再来看resolve_vision_provider_client方法实现。

_read_main_provider/_read_main_model为读取config.yaml里配置。

def _read_main_model() -> str:
    """Read the user's configured main model from config.yaml.

    config.yaml model.default is the single source of truth for the active
    model. Environment variables are no longer consulted.
    """
    try:
        from hermes_cli.config import load_config
        cfg = load_config()
        model_cfg = cfg.get("model", {})
        if isinstance(model_cfg, str) and model_cfg.strip():
            return model_cfg.strip()
        if isinstance(model_cfg, dict):
            default = model_cfg.get("default", "")
            if isinstance(default, str) and default.strip():
                return default.strip()
    except Exception:
        pass
    return ""


def _read_main_provider() -> str:
    """Read the user's configured main provider from config.yaml.

    Returns the lowercase provider id (e.g. "alibaba", "openrouter") or ""
    if not configured.
    """
    try:
        from hermes_cli.config import load_config
        cfg = load_config()
        model_cfg = cfg.get("model", {})
        if isinstance(model_cfg, dict):
            provider = model_cfg.get("provider", "")
            if isinstance(provider, str) and provider.strip():
                return provider.strip().lower()
    except Exception:
        pass
    return ""
_VISION_AUTO_PROVIDER_ORDER = (
    "openrouter",
    "nous",
)

auto模式会依次尝试openrouter和nous两个提供商。

查看_resolve_strict_vision_backend方法实现:

def _resolve_strict_vision_backend(provider: str) -> Tuple[Optional[Any], Optional[str]]:
    provider = _normalize_vision_provider(provider)
    if provider == "openrouter":
        return _try_openrouter()
    if provider == "nous":
        return _try_nous(vision=True)
    if provider == "openai-codex":
        return _try_codex()
    if provider == "anthropic":
        return _try_anthropic()
    if provider == "custom":
        return _try_custom_endpoint()
    return None, None

我配置的是openrouter,查看_try_openrouter方法实现。

def _try_openrouter() -> Tuple[Optional[OpenAI], Optional[str]]:
    pool_present, entry = _select_pool_entry("openrouter")
    if pool_present:
        or_key = _pool_runtime_api_key(entry)
        if not or_key:
            return None, None
        base_url = _pool_runtime_base_url(entry, OPENROUTER_BASE_URL) or OPENROUTER_BASE_URL
        logger.debug("Auxiliary client: OpenRouter via pool")
        return OpenAI(api_key=or_key, base_url=base_url,
                       default_headers=_OR_HEADERS), _OPENROUTER_MODEL

    or_key = os.getenv("OPENROUTER_API_KEY")
    if not or_key:
        return None, None
    logger.debug("Auxiliary client: OpenRouter")
    return OpenAI(api_key=or_key, base_url=OPENROUTER_BASE_URL,
                   default_headers=_OR_HEADERS), _OPENROUTER_MODEL

注意这里调用接口时传入的model为**_OPENROUTER_MODEL**常量。
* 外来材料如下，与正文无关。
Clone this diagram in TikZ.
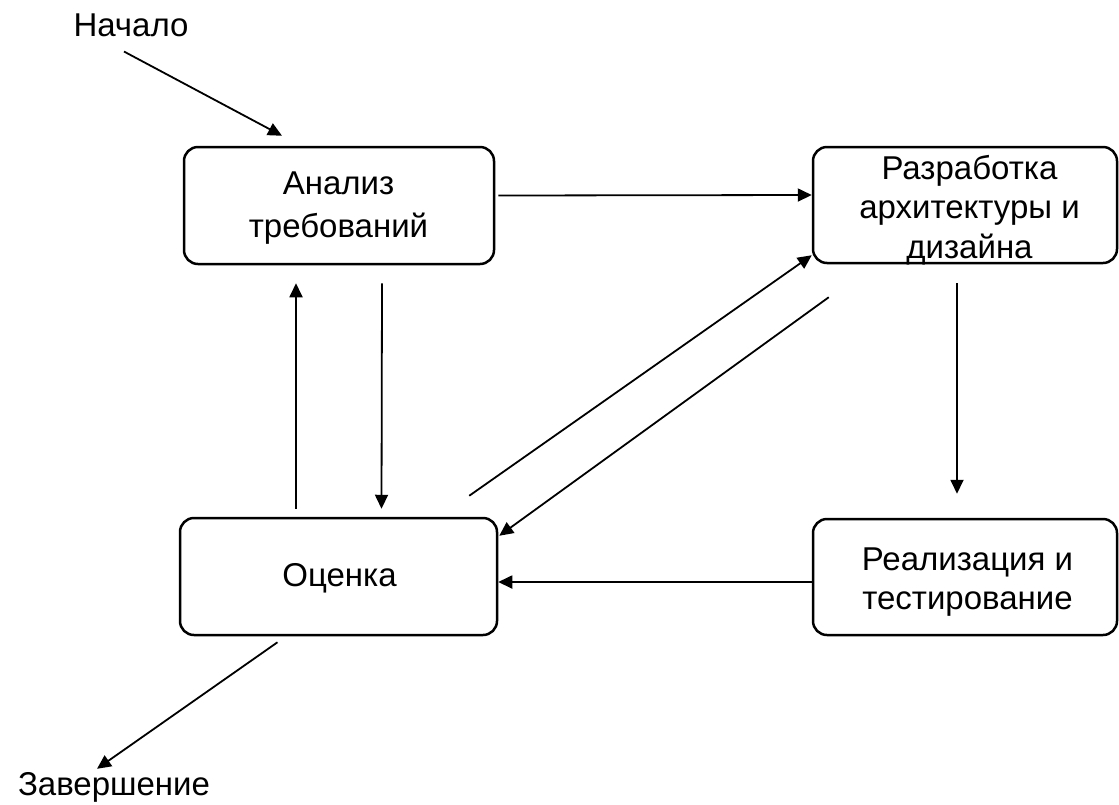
\documentclass[tikz,border=0pt]{standalone}
\usepackage{fontspec}
\setmainfont{Liberation Sans}
\usetikzlibrary{arrows.meta}

\begin{document}
\begin{tikzpicture}[x=1pt, y=-1pt,
  stage/.style={draw, line width=2.5pt, rounded corners=14pt, inner sep=0pt},
  stagetext/.style={inner sep=0pt, align=center, font=\fontsize{33}{39.5}\selectfont},
  label/.style={inner sep=0pt, font=\fontsize{33}{40}\selectfont},
  flow/.style={line width=1.8pt, -{Triangle[length=14pt, width=13pt]}}]
\useasboundingbox (0, 0) rectangle (1119, 804);
% Этапы
\node[stage, minimum width=310pt, minimum height=117pt] (anal) at (339, 205.5) {};
\node[stage, minimum width=304pt, minimum height=116pt] (razr) at (965, 205) {};
\node[stage, minimum width=317pt, minimum height=117pt] (ocen) at (338.5, 576.5) {};
\node[stage, minimum width=304pt, minimum height=116pt] (real) at (965, 577) {};
% Тексты
\node[stagetext, font=\fontsize{33}{43}\selectfont] (analtxt) at (338.5, 208) {Анализ\\требований};
\node[stagetext] (razrtxt) at (969.5, 210) {Разработка\\архитектуры и\\дизайна};
\node[stagetext] (ocentxt) at (339.5, 578) {Оценка};
\node[stagetext] (realtxt) at (967.5, 582) {Реализация и\\тестирование};
\node[label, anchor=base] (nach) at (131, 36) {Начало};
\node[label, anchor=base] (zav) at (114, 795) {Завершение};
% Стрелки
\draw[flow] ([shift={(-7, 15)}]nach.south) -- ([shift={(-57, -10)}]anal.north);
\draw[flow] ([shift={(3, -10)}]anal.east) -- ([shift={(0, -10)}]razr.west);
\draw[flow] ([shift={(43, 18)}]anal.south) -- ([shift={(43, -8)}]ocen.north);
\draw[flow] ([shift={(-42.5, -8)}]ocen.north) -- ([shift={(-43, 18)}]anal.south);
\draw[flow] ([shift={(-8, 19)}]razr.south) -- ([shift={(-8, -24)}]real.north);
\draw[flow] ([shift={(0, 5)}]real.west) -- ([shift={(0, 5.5)}]ocen.east);
\draw[flow] ([shift={(-29, -21)}]ocen.north east) -- ([shift={(0, -9)}]razr.south west);
\draw[flow] ([shift={(17, 33)}]razr.south west) -- ([shift={(1, 19)}]ocen.north east);
\draw[flow] ([shift={(-61, 6)}]ocen.south) -- ([shift={(-17, -3)}]zav.north);
\end{tikzpicture}
\end{document}
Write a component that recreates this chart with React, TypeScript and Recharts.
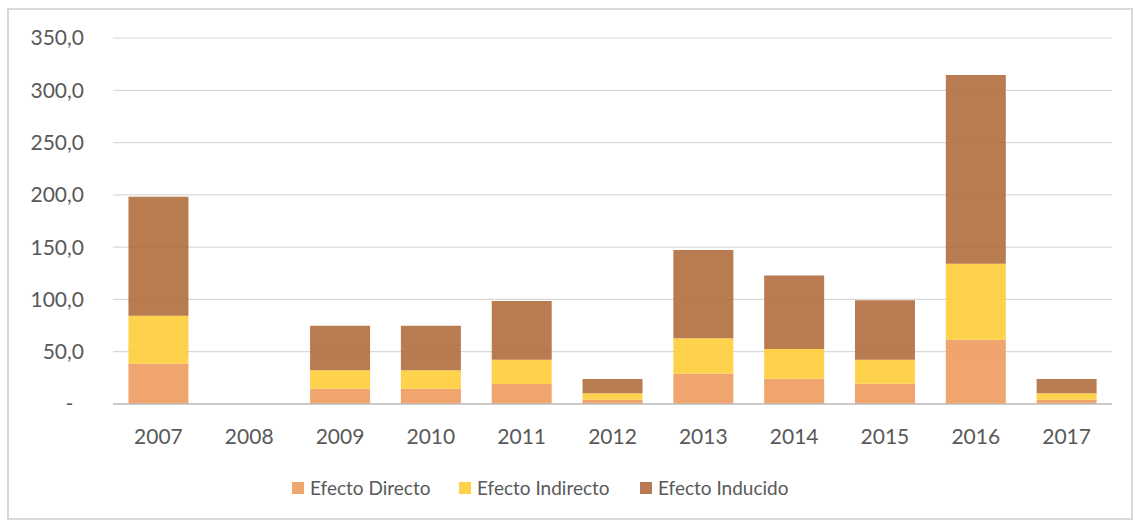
import React from "react";
import { BarChart, Bar, XAxis, YAxis, CartesianGrid, Legend } from "recharts";

const years = ["2007", "2008", "2009", "2010", "2011", "2012", "2013", "2014", "2015", "2016", "2017"];
const directo = [38.5, 0, 14.6, 14.6, 19.2, 4.1, 29.0, 24.2, 19.4, 61.5, 4.1];
const indirecto = [45.9, 0, 17.6, 17.6, 23.0, 6.1, 33.8, 28.4, 23.0, 72.7, 6.1];
const inducido = [113.9, 0, 42.7, 42.7, 56.3, 13.7, 84.5, 70.4, 56.8, 180.4, 13.7];
const yTicks = [0, 50, 100, 150, 200, 250, 300, 350];

const seriesNames = ["Efecto Directo", "Efecto Indirecto", "Efecto Inducido"];
const seriesColors = ["#EE9A5E", "#FFCD39", "#B16E3E"];

const data = years.map((y, i) => ({
  year: y,
  directo: directo[i],
  indirecto: indirecto[i],
  inducido: inducido[i],
}));

const FONT = "Lato, 'Open Sans', sans-serif";
const TEXT = "#595959";

const fmt = (v: number) => (v === 0 ? "-\u00A0\u00A0" : v.toFixed(1).replace(".", ","));

const LegendContent = () => (
  <div style={{ position: "relative", height: 26, fontFamily: FONT, fontSize: 19, color: TEXT }}>
    {seriesNames.map((n, i) => (
      <div
        key={n}
        style={{
          position: "absolute",
          left: [292, 459, 640][i],
          top: 0,
          display: "flex",
          alignItems: "center",
          whiteSpace: "nowrap",
        }}
      >
        <span
          style={{
            display: "inline-block",
            width: 12,
            height: 12,
            background: seriesColors[i],
            opacity: 0.9,
            marginRight: 6,
          }}
        />
        <span>{n}</span>
      </div>
    ))}
  </div>
);

export default function App() {
  return (
    <div style={{ position: "absolute", left: 0, top: 0, width: 1134, height: 520, background: "#fff" }}>
      <div
        style={{
          position: "absolute",
          left: 7,
          top: 8,
          width: 1122,
          height: 508,
          border: "2px solid #d9d9d9",
        }}
      />
      <div style={{ position: "absolute", left: 0, top: 0 }}>
        <BarChart
          width={1134}
          height={520}
          data={data}
          margin={{ top: 38, right: 22, left: 0, bottom: 60 }}
          barCategoryGap="17%"
        >
          <CartesianGrid vertical={false} stroke="#d9d9d9" strokeWidth={1.2} />
          <XAxis
            dataKey="year"
            axisLine={{ stroke: "#bfbfbf", strokeWidth: 1.5 }}
            tickLine={false}
            tickSize={0}
            tickMargin={25}
            height={30}
            tick={{ fill: TEXT, fontSize: 21, fontFamily: FONT }}
            interval={0}
          />
          <YAxis
            width={113}
            domain={[0, 350]}
            ticks={yTicks}
            tickFormatter={fmt}
            axisLine={false}
            tickLine={false}
            tickSize={0}
            tickMargin={29}
            interval={0}
            tick={{ fill: TEXT, fontSize: 21, fontFamily: FONT }}
          />
          <Legend content={<LegendContent />} wrapperStyle={{ left: 0, top: 476, width: 1134 }} />
          <Bar dataKey="directo" name={seriesNames[0]} stackId="a" fill={seriesColors[0]} fillOpacity={0.9} isAnimationActive={false} />
          <Bar dataKey="indirecto" name={seriesNames[1]} stackId="a" fill={seriesColors[1]} fillOpacity={0.9} isAnimationActive={false} />
          <Bar dataKey="inducido" name={seriesNames[2]} stackId="a" fill={seriesColors[2]} fillOpacity={0.9} isAnimationActive={false} />
        </BarChart>
      </div>
    </div>
  );
}
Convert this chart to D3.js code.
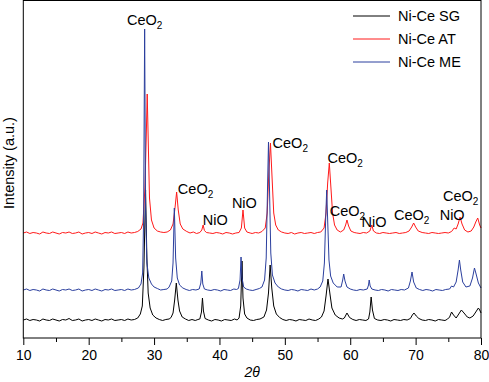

# Default auxiliary models per provider
_OPENROUTER_MODEL = "google/gemini-3-flash-preview"
_NOUS_MODEL = "google/gemini-3-flash-preview"
_NOUS_FREE_TIER_VISION_MODEL = "xiaomi/mimo-v2-omni"
_NOUS_FREE_TIER_AUX_MODEL = "xiaomi/mimo-v2-pro"
_NOUS_DEFAULT_BASE_URL = "https://inference-api.nousresearch.com/v1"
_ANTHROPIC_DEFAULT_BASE_URL = "https://api.anthropic.com"
_AUTH_JSON_PATH = get_hermes_home() / "auth.json"

auto模式下,不指定model的情况下,主provider为openrouter时,使用的是google/gemini-3-flash-preview模型,这就是为什么配置的免费模型,但仍产生了google/gemini-3-flash-preview收费模型的调用。

将配置里的provider: "auto"改为provider: "main",使辅助模型也走主模型配置。

总结

两个Agent使用下来,Hermes Agent明显更快一些,对机器的要求也更低。

把OpenClaw的cron迁移到Hermes Agent上,未执行的问题也解决了。